Have you ever wanted to know how to skip stones across a lake? Wonder no more! with our handy guide you’ll be skipping in no time!
Safety: You’ll probably have to travel to find a suitable spot for this activity. Take an adult with you. Before you go, check the weather forecast and dress for the conditions. Protect yourself from the sun by wearing a hat, shirt, sunglasses and sunscreen. Wear insect repellent to avoid bites.
You will need
- Small stones of different shapes
- Body of flat water – such as a lake or pond
What to do
When following these steps keep careful watch so that you do not throw stones at people or animals.
- Drop a stone into the water. What happens?
- Take another stone and throw it into water. What happens this time?
- Hold a third stone in the crook of your index finger.
- Hold your hand above your head.
- Facing the water, swing your arm down and throw the stone so that it spins. Can you make the stone skip across the water?
- Try different shaped stones and different throwing techniques – how many times can you make a stone skip? Leave a comment below telling us your record and stone skipping tips!

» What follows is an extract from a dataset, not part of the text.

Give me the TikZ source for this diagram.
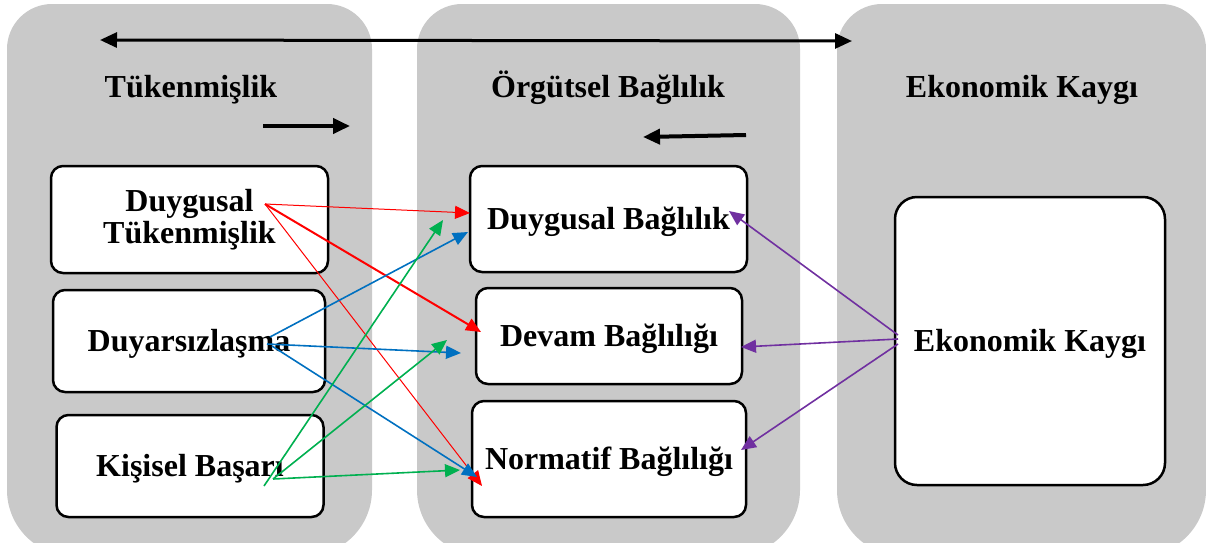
\documentclass[tikz,border=0pt]{standalone}
\usepackage{fontspec}
\setmainfont{Liberation Serif}
\usetikzlibrary{arrows.meta}
\definecolor{panelgray}{RGB}{201,201,201}
\definecolor{myred}{RGB}{255,0,0}
\definecolor{myblue}{RGB}{0,112,192}
\definecolor{mygreen}{RGB}{0,176,80}
\definecolor{mypurple}{RGB}{112,48,160}
\begin{document}
\begin{tikzpicture}[x=1pt,y=-1pt,
  panel/.style={fill=panelgray, draw=none},
  box/.style={draw=black, fill=white, line width=2.5pt, rounded corners=12pt,
    inner sep=0pt, align=center, font=\fontsize{32}{32}\selectfont\bfseries,
    text height=21pt, text depth=0pt},
  boxtwo/.style={draw=black, fill=white, line width=2.5pt, rounded corners=12pt,
    inner sep=0pt, align=center, font=\fontsize{32}{32}\selectfont\bfseries},
  title/.style={anchor=base, inner sep=0pt, font=\fontsize{32}{32}\selectfont\bfseries},
  bigarrow/.style={line width=3pt, -{Triangle[length=17pt,width=15pt]}},
  dblarrow/.style={line width=3pt, {Triangle[length=17pt,width=15pt]}-{Triangle[length=17pt,width=15pt]}},
  link/.style={line width=1.6pt, -{Triangle[length=15pt,width=13pt]}},
  thinlink/.style={line width=1pt, -{Triangle[length=15pt,width=13pt]}},
]
\useasboundingbox (0,0) rectangle (1206,542);
\begin{scope}
  \clip (0,0) rectangle (1206,542);
  \fill[panel] (7,300) [rounded corners=45pt] -- (7,4) -- (372,4) -- (372,300)
     [rounded corners=66pt] -- (372,556) -- (7,556) -- cycle;
  \fill[panel] (417,300) [rounded corners=45pt] -- (417,4) -- (800,4) -- (800,300)
     [rounded corners=66pt] -- (800,556) -- (417,556) -- cycle;
  \fill[panel] (837,300) [rounded corners=45pt] -- (837,4) -- (1206,4) -- (1206,300)
     [rounded corners=66pt] -- (1206,556) -- (837,556) -- cycle;
\end{scope}

% titles
\node[title] (t1) at (191,97) {Tükenmişlik};
\node[title] (t2) at (608,97) {Örgütsel Bağlılık};
\node[title] (t3) at (1022,97) {Ekonomik Kaygı};

% boxes
\node[boxtwo, minimum width=277pt, minimum height=107pt] (dt) at (189.5,219.5) {Duygusal\\Tükenmişlik};
\node[box, minimum width=272pt, minimum height=102pt] (dy) at (189,341) {Duyarsızlaşma};
\node[box, minimum width=267pt, minimum height=102pt] (kb) at (190,466) {Kişisel Başarı};
\node[box, minimum width=277pt, minimum height=106pt] (db) at (608.5,219) {Duygusal Bağlılık};
\node[box, minimum width=266pt, minimum height=96pt] (dv) at (609,336) {Devam Bağlılığı};
\node[box, minimum width=274pt, minimum height=116pt] (nb) at (609,459) {Normatif Bağlılığı};
\node[box, rounded corners=22pt, minimum width=270pt, minimum height=288pt] (ek) at (1030,341) {Ekonomik Kaygı};

% top arrows
\coordinate (topL) at (100,40);
\coordinate (topR) at (852,41);
\draw[dblarrow] (topL) -- (topR);
\coordinate (rA) at (263,126);
\coordinate (rB) at (350,126);
\draw[bigarrow, line width=4pt] (rA) -- (rB);
\coordinate (lA) at (746,135);
\coordinate (lB) at (643,137);
\draw[bigarrow, line width=4pt] (lA) -- (lB);

% red
\coordinate (rs) at (265,204);
\coordinate (re1) at (470,213);
\coordinate (re2) at (481,332);
\coordinate (re3) at (482,486);
\draw[thinlink, myred] (rs) -- (re1);
\draw[link, myred, line width=2pt] (rs) -- (re2);
\draw[thinlink, myred] (rs) -- (re3);

% blue
\coordinate (bs1) at (270,337);
\coordinate (bs2) at (267,344);
\coordinate (bs3) at (272,346);
\coordinate (be1) at (468,232);
\coordinate (be2) at (461,353);
\coordinate (be3) at (477,477);
\draw[link, myblue] (bs1) -- (be1);
\draw[link, myblue] (bs2) -- (be2);
\draw[link, myblue] (bs3) -- (be3);

% green
\coordinate (gs1) at (264,486);
\coordinate (gs2) at (273,479);
\coordinate (ge1) at (443,220);
\coordinate (ge2) at (447,340);
\coordinate (ge3) at (460,470);
\draw[link, mygreen] (gs1) -- (ge1);
\draw[link, mygreen] (gs2) -- (ge2);
\draw[link, mygreen] (gs2) -- (ge3);

% purple
\coordinate (ps1) at (898,335);
\coordinate (ps2) at (898,339);
\coordinate (ps3) at (898,344);
\coordinate (pe1) at (729,211);
\coordinate (pe2) at (741,347);
\coordinate (pe3) at (741,450);
\draw[link, mypurple] (ps1) -- (pe1);
\draw[link, mypurple] (ps2) -- (pe2);
\draw[link, mypurple] (ps3) -- (pe3);
\end{tikzpicture}
\end{document}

Water is a liquid, but objects that hit the surface will still feel quite a force. Water molecules on the surface are attracted more strongly to other water molecules than the air. This creates what is known as surface tension.
In many situations, objects will still fall through the surface of the water anyway due to gravity. In some other situations, such as skipping stones, they don’t. There are a few things that need to happen for a stone to skip across the surface. Firstly it has to hit the water at an angle – around 20°. Secondly, the stone has to be spinning. The spin stabilises the stone and means it moves more smoothly through the air, helping it keep the same angle. A Frisbee works on the same principle.
The trailing (or back) edge also has to hit the water first. When the stone hits the water, the trailing edge skids along the surface and drags some water with it. This drag creates a small crest of water that the stone then collides with. With enough speed, the ‘sticky’ water doesn’t have enough time to move aside, sending it back into the air. Gravity once again pulls the stone down towards the water and the same thing happens. The more the stone spins and the more speed it has, the more likely it is to skip further. The world record – set in 2007 – is an astonishing 51 skips!
Every time the skipping stone interacts and bounces of the water, it loses energy. As it loses more energy, its spin slows down, it drags more water and eventually it is slow enough to fall through the surface. Unless it skips to the other side of course!
Similar things can happen with other fluids, including air. When a spacecraft re-enters the Earth’s atmosphere, it does so at an angle so drag from the atmosphere slows the craft down. The angle it hits the atmosphere is important – if it isn’t just right, the craft might simply bounce off the atmosphere, like a skimming stone.
Drag from the atmosphere also generates heat through friction. Given the speeds of space craft, high temperatures can be generated. Again, if the angle of entry is wrong, the speeds will generate temperatures that are too high, that may damage the craft and endanger the safety of those inside.